Copy out the listing that follows exactly, dropping every picture.

Given information:
::::

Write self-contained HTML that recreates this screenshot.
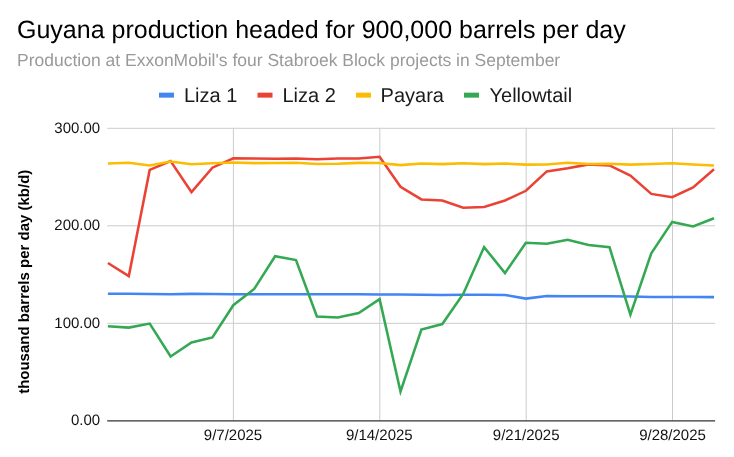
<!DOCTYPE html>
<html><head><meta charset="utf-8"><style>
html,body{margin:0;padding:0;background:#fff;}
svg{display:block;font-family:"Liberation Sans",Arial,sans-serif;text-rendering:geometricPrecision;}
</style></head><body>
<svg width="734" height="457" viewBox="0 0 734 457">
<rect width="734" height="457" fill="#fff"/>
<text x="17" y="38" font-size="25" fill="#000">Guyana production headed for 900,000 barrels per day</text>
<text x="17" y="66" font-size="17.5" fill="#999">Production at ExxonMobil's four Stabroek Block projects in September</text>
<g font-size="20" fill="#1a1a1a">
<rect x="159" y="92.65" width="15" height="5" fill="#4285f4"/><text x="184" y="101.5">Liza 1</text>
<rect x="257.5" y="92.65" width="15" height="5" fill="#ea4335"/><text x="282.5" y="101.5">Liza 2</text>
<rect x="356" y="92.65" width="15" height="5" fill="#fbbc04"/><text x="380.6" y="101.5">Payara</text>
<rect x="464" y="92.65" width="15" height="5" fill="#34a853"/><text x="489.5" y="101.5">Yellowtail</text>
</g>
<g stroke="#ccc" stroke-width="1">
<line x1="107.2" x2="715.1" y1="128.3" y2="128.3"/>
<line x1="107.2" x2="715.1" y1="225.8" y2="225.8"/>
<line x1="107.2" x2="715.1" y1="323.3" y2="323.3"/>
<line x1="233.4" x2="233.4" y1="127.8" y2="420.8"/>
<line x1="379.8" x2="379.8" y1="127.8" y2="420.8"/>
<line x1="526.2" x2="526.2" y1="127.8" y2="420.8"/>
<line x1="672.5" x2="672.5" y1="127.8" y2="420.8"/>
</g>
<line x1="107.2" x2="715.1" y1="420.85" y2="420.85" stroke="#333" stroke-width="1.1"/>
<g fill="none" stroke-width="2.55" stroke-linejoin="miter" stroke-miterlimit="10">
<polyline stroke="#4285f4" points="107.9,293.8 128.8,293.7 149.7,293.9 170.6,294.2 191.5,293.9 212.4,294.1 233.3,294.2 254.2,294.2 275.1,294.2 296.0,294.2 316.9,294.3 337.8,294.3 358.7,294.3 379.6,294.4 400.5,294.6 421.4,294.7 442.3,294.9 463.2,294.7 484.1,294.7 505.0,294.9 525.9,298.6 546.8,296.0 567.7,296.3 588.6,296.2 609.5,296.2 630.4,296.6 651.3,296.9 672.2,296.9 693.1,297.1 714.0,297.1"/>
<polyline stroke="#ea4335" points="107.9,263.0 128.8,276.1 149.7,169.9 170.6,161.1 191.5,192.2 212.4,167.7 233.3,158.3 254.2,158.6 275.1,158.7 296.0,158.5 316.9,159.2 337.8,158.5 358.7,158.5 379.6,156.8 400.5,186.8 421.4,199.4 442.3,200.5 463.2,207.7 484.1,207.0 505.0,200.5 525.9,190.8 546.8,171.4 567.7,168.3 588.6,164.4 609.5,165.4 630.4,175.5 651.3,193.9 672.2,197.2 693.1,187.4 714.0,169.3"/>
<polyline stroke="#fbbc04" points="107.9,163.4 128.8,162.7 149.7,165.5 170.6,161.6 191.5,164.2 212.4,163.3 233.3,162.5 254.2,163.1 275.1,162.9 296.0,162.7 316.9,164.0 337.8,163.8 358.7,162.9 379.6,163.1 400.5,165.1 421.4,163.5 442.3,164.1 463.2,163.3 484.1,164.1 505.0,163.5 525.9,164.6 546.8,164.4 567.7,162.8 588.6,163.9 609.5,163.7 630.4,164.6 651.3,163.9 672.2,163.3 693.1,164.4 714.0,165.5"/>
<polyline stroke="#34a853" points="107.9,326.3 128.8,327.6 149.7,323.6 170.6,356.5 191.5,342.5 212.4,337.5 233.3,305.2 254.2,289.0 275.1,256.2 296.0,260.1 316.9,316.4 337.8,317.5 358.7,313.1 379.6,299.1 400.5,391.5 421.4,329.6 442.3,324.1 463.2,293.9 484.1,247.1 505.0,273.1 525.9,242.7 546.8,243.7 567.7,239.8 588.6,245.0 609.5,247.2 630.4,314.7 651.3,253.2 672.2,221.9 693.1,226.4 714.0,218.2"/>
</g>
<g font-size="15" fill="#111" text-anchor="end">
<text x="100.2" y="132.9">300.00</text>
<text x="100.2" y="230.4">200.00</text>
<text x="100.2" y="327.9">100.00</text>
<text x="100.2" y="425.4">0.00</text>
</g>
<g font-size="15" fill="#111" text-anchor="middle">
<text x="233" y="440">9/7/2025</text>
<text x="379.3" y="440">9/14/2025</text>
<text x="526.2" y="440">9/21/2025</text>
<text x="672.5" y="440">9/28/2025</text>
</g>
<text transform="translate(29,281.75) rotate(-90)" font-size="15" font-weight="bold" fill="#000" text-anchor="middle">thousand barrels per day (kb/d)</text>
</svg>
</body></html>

::::

Full response:
Write self-contained HTML that recreates this screenshot.
<!DOCTYPE html>
<html><head><meta charset="utf-8"><style>
html,body{margin:0;padding:0;background:#fff;}
svg{display:block;font-family:"Liberation Sans",Arial,sans-serif;text-rendering:geometricPrecision;}
</style></head><body>
<svg width="734" height="457" viewBox="0 0 734 457">
<rect width="734" height="457" fill="#fff"/>
<text x="17" y="38" font-size="25" fill="#000">Guyana production headed for 900,000 barrels per day</text>
<text x="17" y="66" font-size="17.5" fill="#999">Production at ExxonMobil's four Stabroek Block projects in September</text>
<g font-size="20" fill="#1a1a1a">
<rect x="159" y="92.65" width="15" height="5" fill="#4285f4"/><text x="184" y="101.5">Liza 1</text>
<rect x="257.5" y="92.65" width="15" height="5" fill="#ea4335"/><text x="282.5" y="101.5">Liza 2</text>
<rect x="356" y="92.65" width="15" height="5" fill="#fbbc04"/><text x="380.6" y="101.5">Payara</text>
<rect x="464" y="92.65" width="15" height="5" fill="#34a853"/><text x="489.5" y="101.5">Yellowtail</text>
</g>
<g stroke="#ccc" stroke-width="1">
<line x1="107.2" x2="715.1" y1="128.3" y2="128.3"/>
<line x1="107.2" x2="715.1" y1="225.8" y2="225.8"/>
<line x1="107.2" x2="715.1" y1="323.3" y2="323.3"/>
<line x1="233.4" x2="233.4" y1="127.8" y2="420.8"/>
<line x1="379.8" x2="379.8" y1="127.8" y2="420.8"/>
<line x1="526.2" x2="526.2" y1="127.8" y2="420.8"/>
<line x1="672.5" x2="672.5" y1="127.8" y2="420.8"/>
</g>
<line x1="107.2" x2="715.1" y1="420.85" y2="420.85" stroke="#333" stroke-width="1.1"/>
<g fill="none" stroke-width="2.55" stroke-linejoin="miter" stroke-miterlimit="10">
<polyline stroke="#4285f4" points="107.9,293.8 128.8,293.7 149.7,293.9 170.6,294.2 191.5,293.9 212.4,294.1 233.3,294.2 254.2,294.2 275.1,294.2 296.0,294.2 316.9,294.3 337.8,294.3 358.7,294.3 379.6,294.4 400.5,294.6 421.4,294.7 442.3,294.9 463.2,294.7 484.1,294.7 505.0,294.9 525.9,298.6 546.8,296.0 567.7,296.3 588.6,296.2 609.5,296.2 630.4,296.6 651.3,296.9 672.2,296.9 693.1,297.1 714.0,297.1"/>
<polyline stroke="#ea4335" points="107.9,263.0 128.8,276.1 149.7,169.9 170.6,161.1 191.5,192.2 212.4,167.7 233.3,158.3 254.2,158.6 275.1,158.7 296.0,158.5 316.9,159.2 337.8,158.5 358.7,158.5 379.6,156.8 400.5,186.8 421.4,199.4 442.3,200.5 463.2,207.7 484.1,207.0 505.0,200.5 525.9,190.8 546.8,171.4 567.7,168.3 588.6,164.4 609.5,165.4 630.4,175.5 651.3,193.9 672.2,197.2 693.1,187.4 714.0,169.3"/>
<polyline stroke="#fbbc04" points="107.9,163.4 128.8,162.7 149.7,165.5 170.6,161.6 191.5,164.2 212.4,163.3 233.3,162.5 254.2,163.1 275.1,162.9 296.0,162.7 316.9,164.0 337.8,163.8 358.7,162.9 379.6,163.1 400.5,165.1 421.4,163.5 442.3,164.1 463.2,163.3 484.1,164.1 505.0,163.5 525.9,164.6 546.8,164.4 567.7,162.8 588.6,163.9 609.5,163.7 630.4,164.6 651.3,163.9 672.2,163.3 693.1,164.4 714.0,165.5"/>
<polyline stroke="#34a853" points="107.9,326.3 128.8,327.6 149.7,323.6 170.6,356.5 191.5,342.5 212.4,337.5 233.3,305.2 254.2,289.0 275.1,256.2 296.0,260.1 316.9,316.4 337.8,317.5 358.7,313.1 379.6,299.1 400.5,391.5 421.4,329.6 442.3,324.1 463.2,293.9 484.1,247.1 505.0,273.1 525.9,242.7 546.8,243.7 567.7,239.8 588.6,245.0 609.5,247.2 630.4,314.7 651.3,253.2 672.2,221.9 693.1,226.4 714.0,218.2"/>
</g>
<g font-size="15" fill="#111" text-anchor="end">
<text x="100.2" y="132.9">300.00</text>
<text x="100.2" y="230.4">200.00</text>
<text x="100.2" y="327.9">100.00</text>
<text x="100.2" y="425.4">0.00</text>
</g>
<g font-size="15" fill="#111" text-anchor="middle">
<text x="233" y="440">9/7/2025</text>
<text x="379.3" y="440">9/14/2025</text>
<text x="526.2" y="440">9/21/2025</text>
<text x="672.5" y="440">9/28/2025</text>
</g>
<text transform="translate(29,281.75) rotate(-90)" font-size="15" font-weight="bold" fill="#000" text-anchor="middle">thousand barrels per day (kb/d)</text>
</svg>
</body></html>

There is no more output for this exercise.